Pues fue ese nuevo orden específicamente moderno el que llevó a todos los nuevos estados a la carrera imperial, sostenidos por el entusiasmo de la revolución industrial y la confianza en la superioridad del hombre europeo. Y fue la ceguera de una política de alianzas, condicionada por los intereses imperiales afines y compatibles, la que generó una lógica de rearme mundial y de exaltación que llevaría a las dos guerras mundiales. Por eso, el nuevo orden debería sostenerse sobre esta nueva condición: ningún aliado ajeno a la Unión será más cercano que los miembros de la Unión entre sí. Cualquier alianza ajena estará mediada por la mayor cercanía y unidad de todos los miembros europeos. Este principio es el que garantiza la paz y la supervivencia de Europa. Pues como dijo Luigi Einaudi con clarividencia en 1954, «el problema no reside en elegir entre independencia y la Unión; el problema está entre existir unidos o desaparecer». Quien no comprenda este punto es un irresponsable; quien lo impugne es un enemigo político.

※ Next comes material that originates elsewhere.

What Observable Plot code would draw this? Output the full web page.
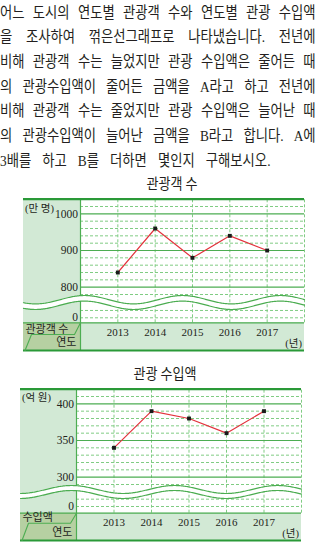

Sólo tres nombres españoles asaltan al visitante en estas dos plantas decisivas. Uno es el de Largo Caballero y se lee en un cartel republicano que muestra la Guerra civil española como preparatoria del juego de tensiones que llevaría a la II Guerra Mundial. Los otros son más modestos y hay que prestar atención para verlos. Están en una revista de 1928 que expone los avances del fascismo en el mundo. Son los nombres de Ernesto Giménez Caballero y de Francesc Cambó. La revista se llamaba Antieuropa. Para reflexionar.